WORK REQUIRED: From the entries below, reproduce exactly the lines from the one with "Output the Python" through the one with "W, H = 2311, 933", both included, without images.

--*--

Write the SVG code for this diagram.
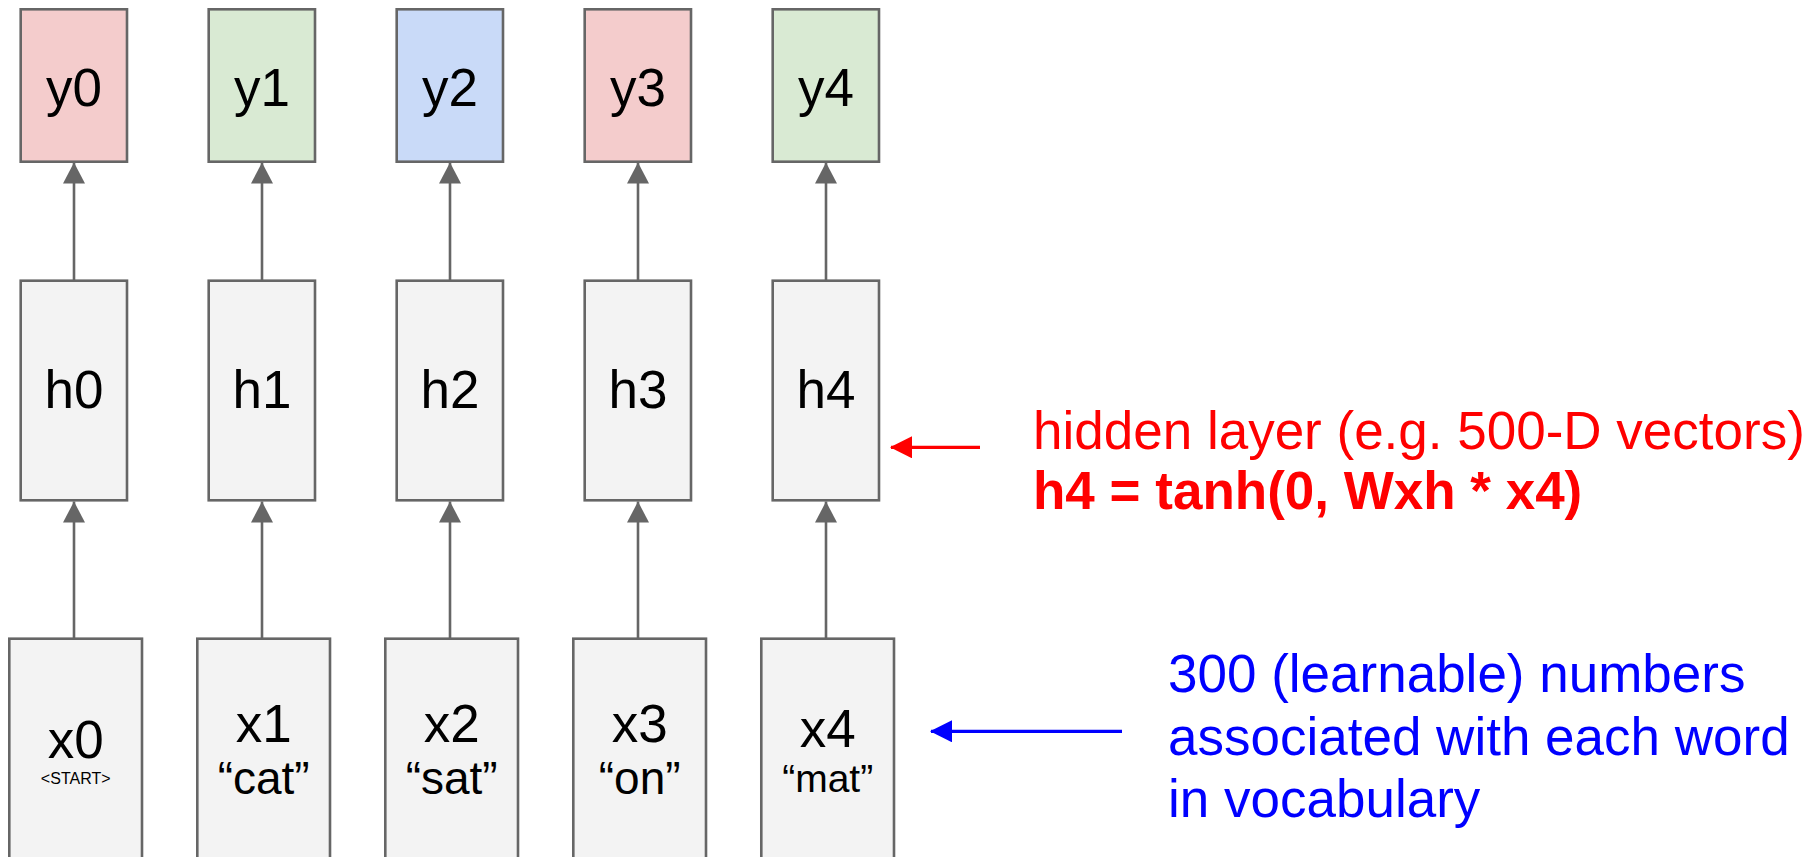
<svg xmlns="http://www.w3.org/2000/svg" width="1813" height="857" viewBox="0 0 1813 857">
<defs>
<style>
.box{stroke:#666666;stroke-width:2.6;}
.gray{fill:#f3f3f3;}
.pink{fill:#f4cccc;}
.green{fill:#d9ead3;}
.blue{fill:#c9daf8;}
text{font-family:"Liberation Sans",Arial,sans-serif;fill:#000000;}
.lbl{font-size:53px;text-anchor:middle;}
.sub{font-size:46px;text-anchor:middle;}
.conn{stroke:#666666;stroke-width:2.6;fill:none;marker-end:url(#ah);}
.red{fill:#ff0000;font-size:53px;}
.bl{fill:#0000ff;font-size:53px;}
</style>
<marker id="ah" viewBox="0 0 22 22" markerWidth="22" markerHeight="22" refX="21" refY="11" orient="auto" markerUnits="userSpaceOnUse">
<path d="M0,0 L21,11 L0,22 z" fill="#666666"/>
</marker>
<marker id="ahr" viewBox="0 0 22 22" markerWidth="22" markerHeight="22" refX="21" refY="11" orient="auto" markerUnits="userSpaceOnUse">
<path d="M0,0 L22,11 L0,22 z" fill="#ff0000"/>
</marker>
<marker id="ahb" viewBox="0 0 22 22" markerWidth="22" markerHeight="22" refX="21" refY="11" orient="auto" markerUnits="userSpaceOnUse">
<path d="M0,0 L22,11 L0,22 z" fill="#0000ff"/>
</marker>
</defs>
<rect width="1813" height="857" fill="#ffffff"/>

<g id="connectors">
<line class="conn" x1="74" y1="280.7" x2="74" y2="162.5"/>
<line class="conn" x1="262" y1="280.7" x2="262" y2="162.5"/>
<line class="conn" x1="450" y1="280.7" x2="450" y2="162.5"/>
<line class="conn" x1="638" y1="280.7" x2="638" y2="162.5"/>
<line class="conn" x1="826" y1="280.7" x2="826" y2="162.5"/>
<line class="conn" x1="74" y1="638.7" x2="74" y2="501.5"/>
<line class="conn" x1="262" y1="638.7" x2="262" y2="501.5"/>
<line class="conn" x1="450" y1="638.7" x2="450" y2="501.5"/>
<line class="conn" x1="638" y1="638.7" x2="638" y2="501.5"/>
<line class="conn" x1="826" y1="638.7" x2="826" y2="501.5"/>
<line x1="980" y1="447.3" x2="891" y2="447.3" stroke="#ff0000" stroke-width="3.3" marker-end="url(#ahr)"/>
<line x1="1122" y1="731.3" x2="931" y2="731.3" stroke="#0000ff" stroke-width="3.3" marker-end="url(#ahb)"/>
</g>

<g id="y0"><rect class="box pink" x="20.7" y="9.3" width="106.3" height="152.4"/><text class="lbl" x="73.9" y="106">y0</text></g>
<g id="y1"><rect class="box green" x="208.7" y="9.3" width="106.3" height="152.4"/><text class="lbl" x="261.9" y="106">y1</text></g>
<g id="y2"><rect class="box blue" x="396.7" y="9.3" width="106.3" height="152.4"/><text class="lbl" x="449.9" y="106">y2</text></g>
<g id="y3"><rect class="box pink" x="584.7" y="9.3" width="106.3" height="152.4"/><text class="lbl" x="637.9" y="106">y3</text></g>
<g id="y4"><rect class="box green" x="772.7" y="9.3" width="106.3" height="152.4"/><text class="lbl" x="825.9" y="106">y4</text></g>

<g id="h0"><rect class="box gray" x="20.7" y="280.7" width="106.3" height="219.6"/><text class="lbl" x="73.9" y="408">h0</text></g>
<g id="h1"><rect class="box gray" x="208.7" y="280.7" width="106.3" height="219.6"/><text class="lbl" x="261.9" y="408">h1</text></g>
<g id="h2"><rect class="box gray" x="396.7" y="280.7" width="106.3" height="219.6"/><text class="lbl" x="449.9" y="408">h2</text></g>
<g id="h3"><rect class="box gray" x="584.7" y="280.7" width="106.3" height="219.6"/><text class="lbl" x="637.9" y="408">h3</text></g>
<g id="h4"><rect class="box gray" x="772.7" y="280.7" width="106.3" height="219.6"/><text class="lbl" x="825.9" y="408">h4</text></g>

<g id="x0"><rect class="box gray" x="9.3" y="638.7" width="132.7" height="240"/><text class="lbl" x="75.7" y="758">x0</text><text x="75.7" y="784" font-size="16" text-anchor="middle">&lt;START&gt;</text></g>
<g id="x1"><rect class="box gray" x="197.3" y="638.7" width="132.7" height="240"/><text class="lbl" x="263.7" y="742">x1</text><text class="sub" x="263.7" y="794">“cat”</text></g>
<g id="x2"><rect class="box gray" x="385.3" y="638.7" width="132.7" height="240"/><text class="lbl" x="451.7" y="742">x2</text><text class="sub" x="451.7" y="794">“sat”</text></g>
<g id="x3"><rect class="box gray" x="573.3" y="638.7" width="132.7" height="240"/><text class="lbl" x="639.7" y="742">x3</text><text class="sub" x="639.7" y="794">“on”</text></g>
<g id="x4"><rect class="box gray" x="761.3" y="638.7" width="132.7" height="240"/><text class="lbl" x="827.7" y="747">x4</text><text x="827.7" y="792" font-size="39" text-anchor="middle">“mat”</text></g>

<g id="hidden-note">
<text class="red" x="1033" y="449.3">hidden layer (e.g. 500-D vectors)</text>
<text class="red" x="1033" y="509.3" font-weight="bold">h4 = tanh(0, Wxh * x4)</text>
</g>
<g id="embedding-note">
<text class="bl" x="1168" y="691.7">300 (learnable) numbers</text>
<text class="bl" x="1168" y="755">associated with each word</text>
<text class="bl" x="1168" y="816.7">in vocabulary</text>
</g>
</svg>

--*--

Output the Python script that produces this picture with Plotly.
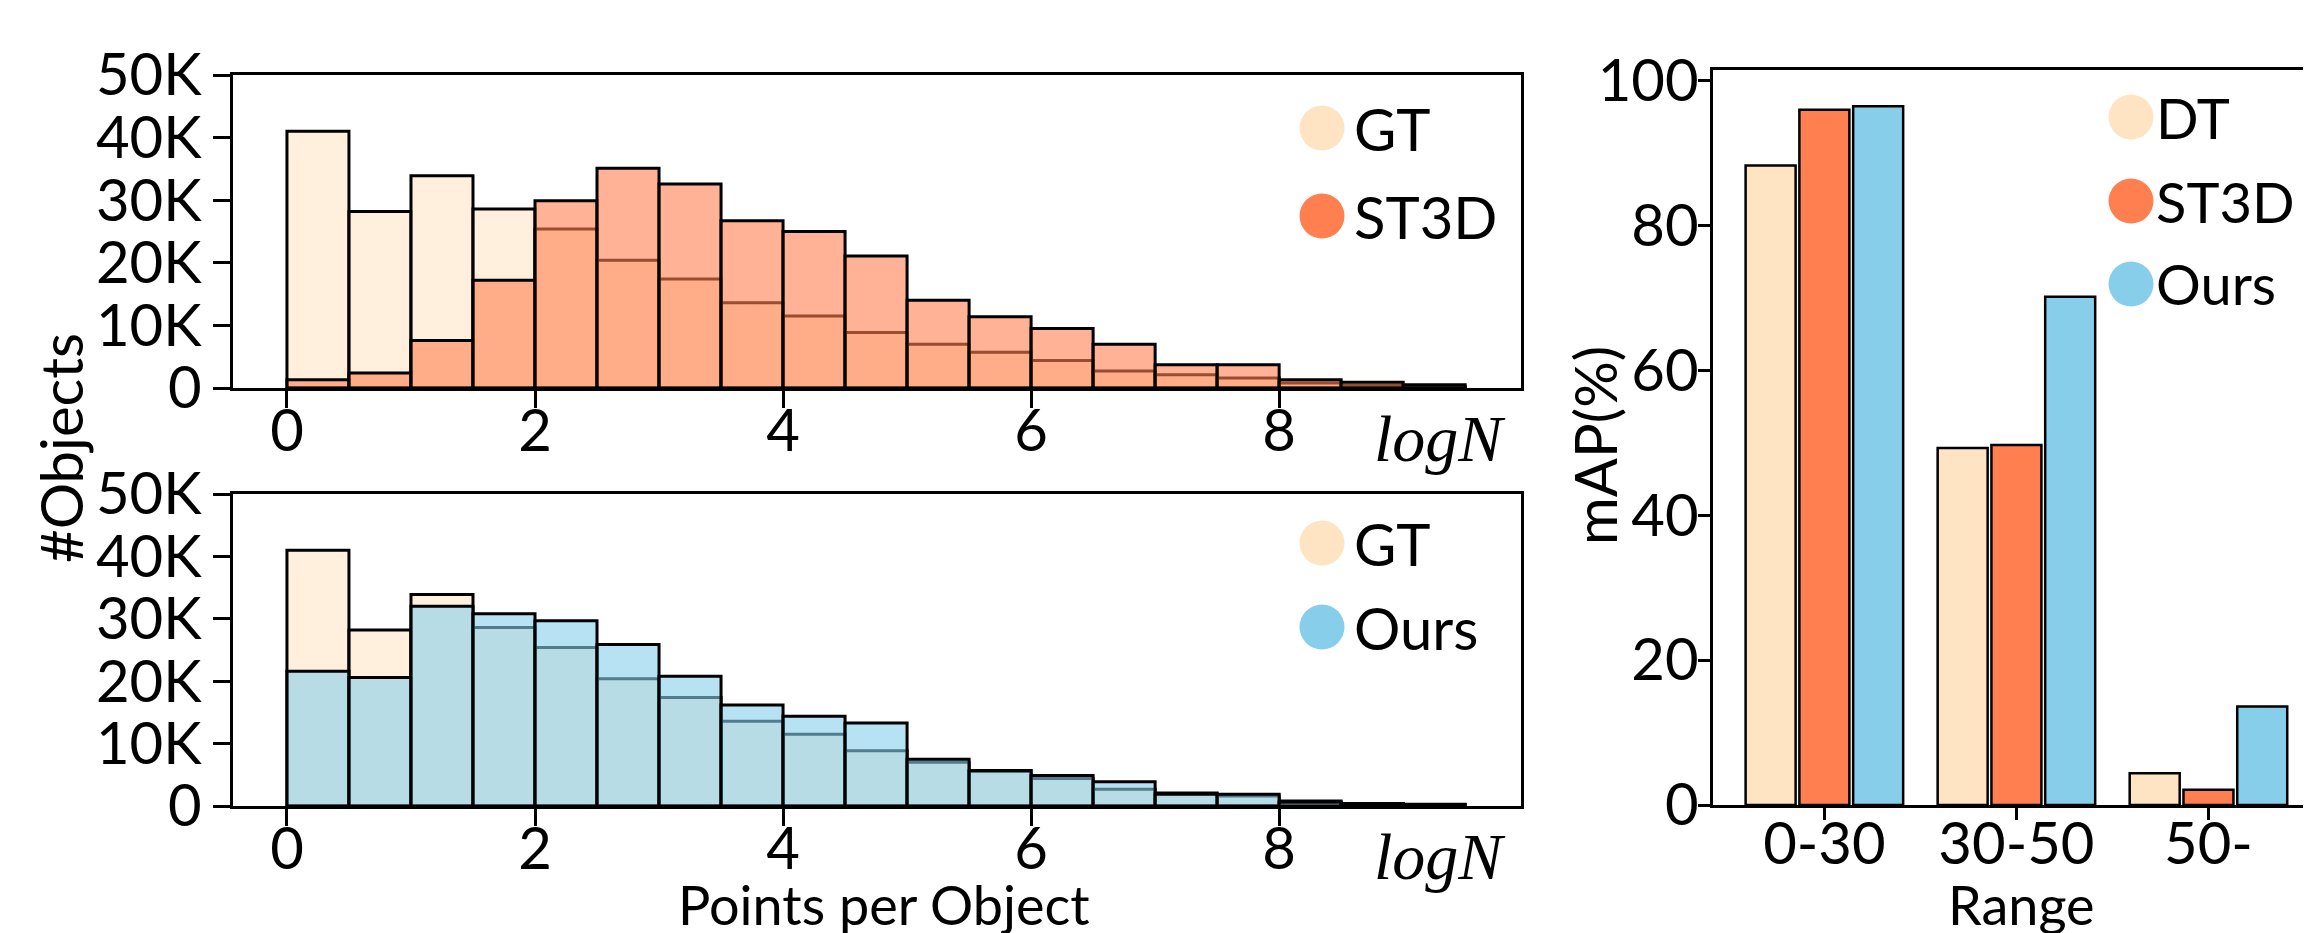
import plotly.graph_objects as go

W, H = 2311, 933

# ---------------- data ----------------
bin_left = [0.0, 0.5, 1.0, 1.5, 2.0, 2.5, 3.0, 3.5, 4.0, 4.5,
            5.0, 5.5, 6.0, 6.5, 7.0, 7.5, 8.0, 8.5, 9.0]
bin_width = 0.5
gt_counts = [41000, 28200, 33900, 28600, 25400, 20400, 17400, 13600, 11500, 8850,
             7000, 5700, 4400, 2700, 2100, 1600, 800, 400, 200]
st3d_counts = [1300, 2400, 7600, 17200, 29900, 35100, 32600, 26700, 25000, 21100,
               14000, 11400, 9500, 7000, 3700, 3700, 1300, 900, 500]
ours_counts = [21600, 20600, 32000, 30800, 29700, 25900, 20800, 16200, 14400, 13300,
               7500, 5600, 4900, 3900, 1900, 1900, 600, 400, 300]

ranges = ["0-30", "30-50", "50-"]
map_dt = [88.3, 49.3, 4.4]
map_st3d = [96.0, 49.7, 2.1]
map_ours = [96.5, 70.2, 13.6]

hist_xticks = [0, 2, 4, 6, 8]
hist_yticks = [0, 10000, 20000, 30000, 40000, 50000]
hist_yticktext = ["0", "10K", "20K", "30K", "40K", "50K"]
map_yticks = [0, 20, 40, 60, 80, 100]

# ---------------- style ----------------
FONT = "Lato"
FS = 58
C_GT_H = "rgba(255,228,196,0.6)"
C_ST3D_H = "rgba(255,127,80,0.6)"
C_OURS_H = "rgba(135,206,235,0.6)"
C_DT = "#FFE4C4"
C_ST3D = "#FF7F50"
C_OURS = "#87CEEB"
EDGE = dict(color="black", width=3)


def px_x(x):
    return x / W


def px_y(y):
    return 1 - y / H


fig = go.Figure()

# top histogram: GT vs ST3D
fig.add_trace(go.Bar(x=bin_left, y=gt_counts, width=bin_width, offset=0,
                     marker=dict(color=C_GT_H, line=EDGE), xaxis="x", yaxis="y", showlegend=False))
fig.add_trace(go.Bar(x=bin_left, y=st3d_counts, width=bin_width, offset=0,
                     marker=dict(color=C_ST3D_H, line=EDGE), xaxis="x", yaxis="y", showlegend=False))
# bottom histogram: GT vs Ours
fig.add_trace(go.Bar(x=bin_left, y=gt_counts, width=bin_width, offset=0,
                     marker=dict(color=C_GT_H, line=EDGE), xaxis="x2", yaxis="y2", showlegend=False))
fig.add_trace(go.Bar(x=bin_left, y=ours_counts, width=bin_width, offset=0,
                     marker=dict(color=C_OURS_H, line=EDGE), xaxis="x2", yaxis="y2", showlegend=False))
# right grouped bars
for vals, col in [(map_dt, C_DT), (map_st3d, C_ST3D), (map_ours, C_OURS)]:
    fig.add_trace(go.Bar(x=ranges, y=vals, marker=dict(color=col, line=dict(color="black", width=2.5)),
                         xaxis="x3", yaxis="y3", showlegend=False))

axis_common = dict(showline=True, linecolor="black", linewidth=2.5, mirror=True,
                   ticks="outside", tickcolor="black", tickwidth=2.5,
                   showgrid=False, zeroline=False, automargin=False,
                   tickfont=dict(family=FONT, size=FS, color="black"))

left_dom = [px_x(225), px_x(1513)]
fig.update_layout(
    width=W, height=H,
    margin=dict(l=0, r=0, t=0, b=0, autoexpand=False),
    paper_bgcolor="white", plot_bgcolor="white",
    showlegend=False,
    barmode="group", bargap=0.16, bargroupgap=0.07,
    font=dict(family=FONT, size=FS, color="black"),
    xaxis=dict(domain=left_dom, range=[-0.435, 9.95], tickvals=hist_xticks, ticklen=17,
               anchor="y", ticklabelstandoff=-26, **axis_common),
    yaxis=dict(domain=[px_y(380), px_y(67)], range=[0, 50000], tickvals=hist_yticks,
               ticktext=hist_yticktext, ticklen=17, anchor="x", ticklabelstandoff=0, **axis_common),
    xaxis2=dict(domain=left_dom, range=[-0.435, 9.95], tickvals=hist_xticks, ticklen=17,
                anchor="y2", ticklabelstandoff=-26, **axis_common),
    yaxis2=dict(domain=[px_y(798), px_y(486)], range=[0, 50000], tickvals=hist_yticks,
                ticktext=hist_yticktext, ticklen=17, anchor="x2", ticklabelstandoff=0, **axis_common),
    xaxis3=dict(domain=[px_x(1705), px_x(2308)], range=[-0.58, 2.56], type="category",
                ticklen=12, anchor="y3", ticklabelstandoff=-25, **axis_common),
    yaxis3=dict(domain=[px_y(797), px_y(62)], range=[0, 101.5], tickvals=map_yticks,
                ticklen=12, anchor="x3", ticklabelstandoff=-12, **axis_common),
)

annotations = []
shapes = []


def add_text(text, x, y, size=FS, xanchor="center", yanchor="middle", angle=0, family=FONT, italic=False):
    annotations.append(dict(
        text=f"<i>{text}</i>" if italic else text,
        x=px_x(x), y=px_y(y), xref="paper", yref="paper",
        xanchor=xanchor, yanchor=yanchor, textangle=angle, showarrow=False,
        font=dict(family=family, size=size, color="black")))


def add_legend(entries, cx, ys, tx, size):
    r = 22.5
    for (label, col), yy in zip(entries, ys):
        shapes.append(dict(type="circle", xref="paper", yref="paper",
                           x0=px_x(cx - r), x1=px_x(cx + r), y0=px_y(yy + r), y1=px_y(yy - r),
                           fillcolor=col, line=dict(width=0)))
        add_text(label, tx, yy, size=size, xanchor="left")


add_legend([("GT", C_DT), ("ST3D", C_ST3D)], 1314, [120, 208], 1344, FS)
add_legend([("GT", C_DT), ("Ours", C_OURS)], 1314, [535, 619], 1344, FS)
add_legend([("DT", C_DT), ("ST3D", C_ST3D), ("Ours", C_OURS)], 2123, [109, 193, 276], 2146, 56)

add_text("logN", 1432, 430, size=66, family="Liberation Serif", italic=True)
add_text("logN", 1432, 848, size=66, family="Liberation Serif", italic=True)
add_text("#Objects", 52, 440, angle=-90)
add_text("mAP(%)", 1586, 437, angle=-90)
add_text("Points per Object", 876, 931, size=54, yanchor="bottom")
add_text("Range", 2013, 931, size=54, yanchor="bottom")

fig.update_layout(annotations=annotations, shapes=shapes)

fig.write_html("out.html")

--*--

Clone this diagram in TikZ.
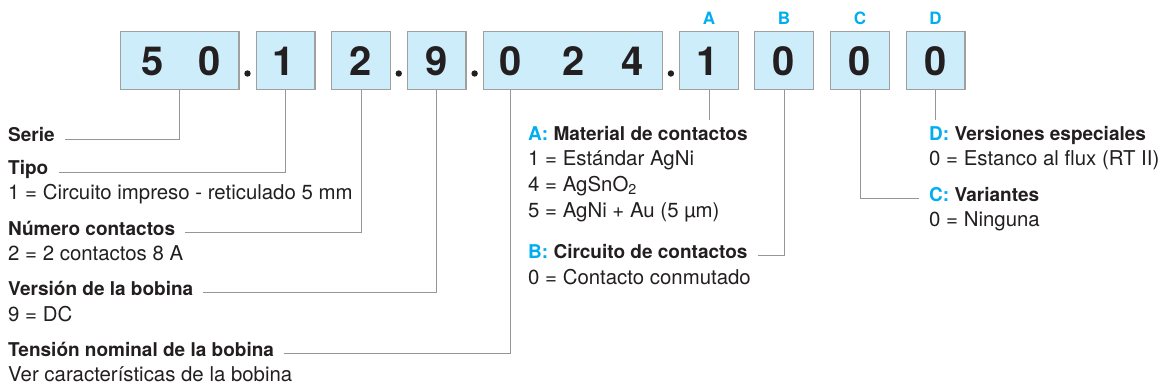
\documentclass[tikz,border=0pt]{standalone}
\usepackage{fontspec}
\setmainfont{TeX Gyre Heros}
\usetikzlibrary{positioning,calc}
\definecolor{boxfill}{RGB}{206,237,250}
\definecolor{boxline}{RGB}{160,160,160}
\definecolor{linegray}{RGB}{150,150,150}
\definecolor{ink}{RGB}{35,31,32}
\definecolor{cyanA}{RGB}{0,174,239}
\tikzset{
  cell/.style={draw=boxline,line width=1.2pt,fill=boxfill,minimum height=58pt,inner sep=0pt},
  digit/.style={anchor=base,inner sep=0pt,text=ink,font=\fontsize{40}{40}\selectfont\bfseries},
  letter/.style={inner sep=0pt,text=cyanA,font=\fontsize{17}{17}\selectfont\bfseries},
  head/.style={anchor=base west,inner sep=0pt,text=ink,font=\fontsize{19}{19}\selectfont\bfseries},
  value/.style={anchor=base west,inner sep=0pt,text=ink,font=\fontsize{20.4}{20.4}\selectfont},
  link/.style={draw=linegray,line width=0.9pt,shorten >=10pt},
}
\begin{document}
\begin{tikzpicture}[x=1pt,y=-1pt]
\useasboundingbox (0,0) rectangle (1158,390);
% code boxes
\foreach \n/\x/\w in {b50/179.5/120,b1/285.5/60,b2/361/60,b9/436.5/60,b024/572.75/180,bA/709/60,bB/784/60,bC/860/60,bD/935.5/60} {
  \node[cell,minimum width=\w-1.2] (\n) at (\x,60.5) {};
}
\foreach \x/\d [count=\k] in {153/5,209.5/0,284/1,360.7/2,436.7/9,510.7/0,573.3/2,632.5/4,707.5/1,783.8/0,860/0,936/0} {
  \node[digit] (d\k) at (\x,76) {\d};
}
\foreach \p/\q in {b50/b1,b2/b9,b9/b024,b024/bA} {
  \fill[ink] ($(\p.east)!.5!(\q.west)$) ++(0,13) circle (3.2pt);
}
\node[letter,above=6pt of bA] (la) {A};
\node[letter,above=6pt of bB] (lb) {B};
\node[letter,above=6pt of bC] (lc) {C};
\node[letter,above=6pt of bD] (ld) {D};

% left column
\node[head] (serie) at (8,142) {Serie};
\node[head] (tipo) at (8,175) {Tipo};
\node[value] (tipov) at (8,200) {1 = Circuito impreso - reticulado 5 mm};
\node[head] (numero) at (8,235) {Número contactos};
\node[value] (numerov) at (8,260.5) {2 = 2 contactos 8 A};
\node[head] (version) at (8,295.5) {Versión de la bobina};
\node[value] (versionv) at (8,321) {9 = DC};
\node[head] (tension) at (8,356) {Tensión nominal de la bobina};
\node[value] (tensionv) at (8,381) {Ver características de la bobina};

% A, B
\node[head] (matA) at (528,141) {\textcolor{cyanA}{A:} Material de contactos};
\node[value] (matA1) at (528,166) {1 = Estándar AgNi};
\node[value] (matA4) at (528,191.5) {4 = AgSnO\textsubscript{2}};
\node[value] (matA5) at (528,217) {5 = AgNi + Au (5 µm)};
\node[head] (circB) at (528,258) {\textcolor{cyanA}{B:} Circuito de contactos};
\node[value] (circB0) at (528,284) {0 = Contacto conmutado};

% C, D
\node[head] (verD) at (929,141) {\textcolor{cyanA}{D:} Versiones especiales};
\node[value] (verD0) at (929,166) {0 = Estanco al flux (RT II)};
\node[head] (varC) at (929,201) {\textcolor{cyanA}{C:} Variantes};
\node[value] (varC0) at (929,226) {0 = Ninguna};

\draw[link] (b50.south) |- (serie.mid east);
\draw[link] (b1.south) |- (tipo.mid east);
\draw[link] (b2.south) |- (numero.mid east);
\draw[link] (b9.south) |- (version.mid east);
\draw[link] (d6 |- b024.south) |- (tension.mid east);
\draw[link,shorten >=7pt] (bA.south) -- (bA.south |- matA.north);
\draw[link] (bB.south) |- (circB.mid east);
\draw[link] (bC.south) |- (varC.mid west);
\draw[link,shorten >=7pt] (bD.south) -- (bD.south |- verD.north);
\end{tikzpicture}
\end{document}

--*--

REPLY:
Output the Python script that produces this picture with Plotly.
import plotly.graph_objects as go

W, H = 2311, 933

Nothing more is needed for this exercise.